Concerns have been raised after the Criminal Court refused to let several activists use money from a bail fund to post bail and did not allow a volunteer to act as their guarantor, requiring family members to file the bail request themselves.
Chitrin Plakantrong (Photo from TLHR)
Chitrin Plakantrong, 25, an activist from the Thalufah group, went to Nang Loeng Police Station on Wednesday (30 November) after learning that there is an arrest warrant out for him on charges relating to the burning of a royal ceremonial arch in front of Ratchawinit School during a protest on 19 September 2021. He was charged with royal defamation, destruction of property, arson, and violation of the Emergency Decree – the same charges given to two other activists, Pornchai Yuanyee and Micky (full name withheld) accused over the same incident. Another activist, Sinburi Saenkla, was also accused, but was not charged with royal defamation.
Thai Lawyers for Human Rights (TLHR) noted that Chitrin never received a police summons on these charges, and officers never arrested him despite the warrant. He reported to the police himself because he was told by an officer from Nang Loeng Police Station that there was an arrest warrant out for him.
Chitrin was taken to court for a temporary detention request. TLHR reported that he was subsequently granted bail on a security of 100,000 baht. He was given a curfew of 18.00 – 6.00 and was given the conditions that he must not repeat his offense or participate in activities which can cause public disorder, commit violence against an official, or destroy public property. His father was also appointed as his supervisor on the condition that the court will confiscate the bail security if Chitrin violates his bail conditions.

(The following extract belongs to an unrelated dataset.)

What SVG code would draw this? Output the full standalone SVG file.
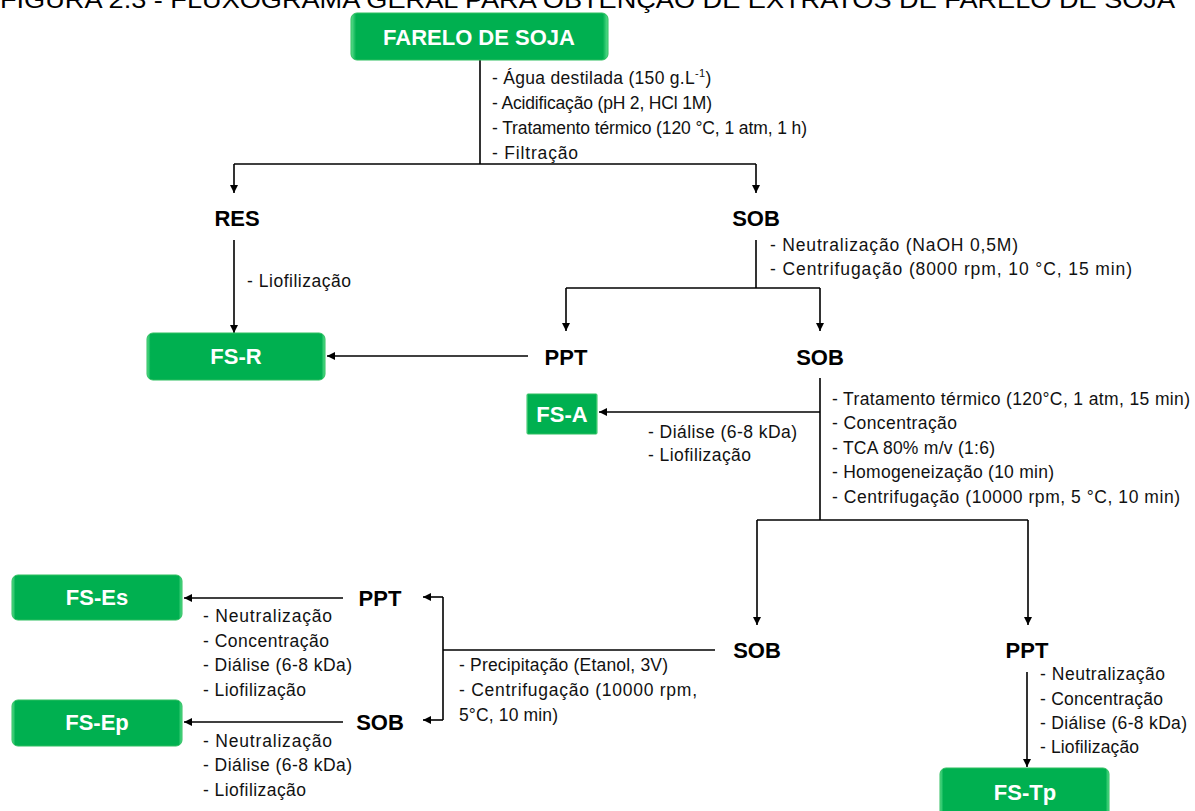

The court also required him to wear an electronic monitoring bracelet, which he was already wearing after being granted bail on other charges.
A TLHR information officer said that Chitrin’s lawyer asked his father to prepare money to post bail for him in advance, after the court did not allow Pornchai, Sinburi, and Micky to use money from the Will of the People Fund, a bail fund for pro-democracy protesters.
Ida Aroonwong, a representative of the Will of the People Fund, is concerned about the court’s recent requirements that guarantors posting bail for activists have to be a family member and that they must use their own money. She said that she is concerned that similar conditions would be deamnded of other protest leaders or protesters who continue their activism despite facing charges or who may have their bail revoked in the future.
Ida also noted the court’s condition that repeating one’s offense amounts to violating one’s bail conditions. This means that the court can confiscate bail money, and said that normally the court can only do this if the defendant tries to run.
Nevertheless, Ida believes that the Will of the People Fund will be able to continue to support prosecuted activists and protesters. She said that it is likely that the court only wanted to make sure that the supervisors will be able to make the defendants follow their bail conditions by requiring that they post bail using their personal funds.
She said that if the court insists on these conditions, it will be up to the court to prove its legitimacy and reliability, not the Will of the People Fund, which is helping people accessing their right to due process without economic or political obstacles, noting that there are other similar organizations, such as the Justice Fund under the Ministry of Justice.
On Tuesday (29 November), activist Nawapol Tonngam was also denied bail and detained for one night at Bangkok Remand Prison following his indictment, as the Criminal Court refused to allow a volunteer guarantor to post bail for him.
Nawapol was charged with destruction of public property, destruction of property, arson, and violation of the Emergency Decree in relation to a protest on 19 August 2021 at the Democracy Monument, during which activists burned effigies of the cabinet and senators. The public prosecutor claimed that the burning damaged the road around the Democracy Monument, costing around 157,000 baht in damage.
The court required that a family member post bail for Nawapol and agree to be made his guardian. The Court also required the guarantor to agree that they will be held responsible if Nawapol breaks his bail conditions.
Protesters kicking the remains of the effigies burned at the end of the 19 August protest
Nawapol was granted bail on Tuesday (29 November) after his lawyer filed another bail request naming a family member as his guarantor and guardian and with a security of 90,000 baht. He is required to wear an electronic monitoring bracelet and was given a curfew of 20.00 - 6.00. He was given the conditions that he must not repeat his offences, must not participate in activities which can damage public property or harm an official, and must not leave the country.
Although he was not charged with royal defamation in this instance, he was also given the condition that he must not do anything that can affect the monarchy.
Nawapol was released after spending a night in Bangkok Remand Prison.
TLHR said that the court’s requirement would increase the burden on activists and protesters who were prosecuted, since they would not be able to have their security covered by the Will of the People Fund, noting that the amount of bail can range anywhere from a thousand baht to a hundred thousand baht.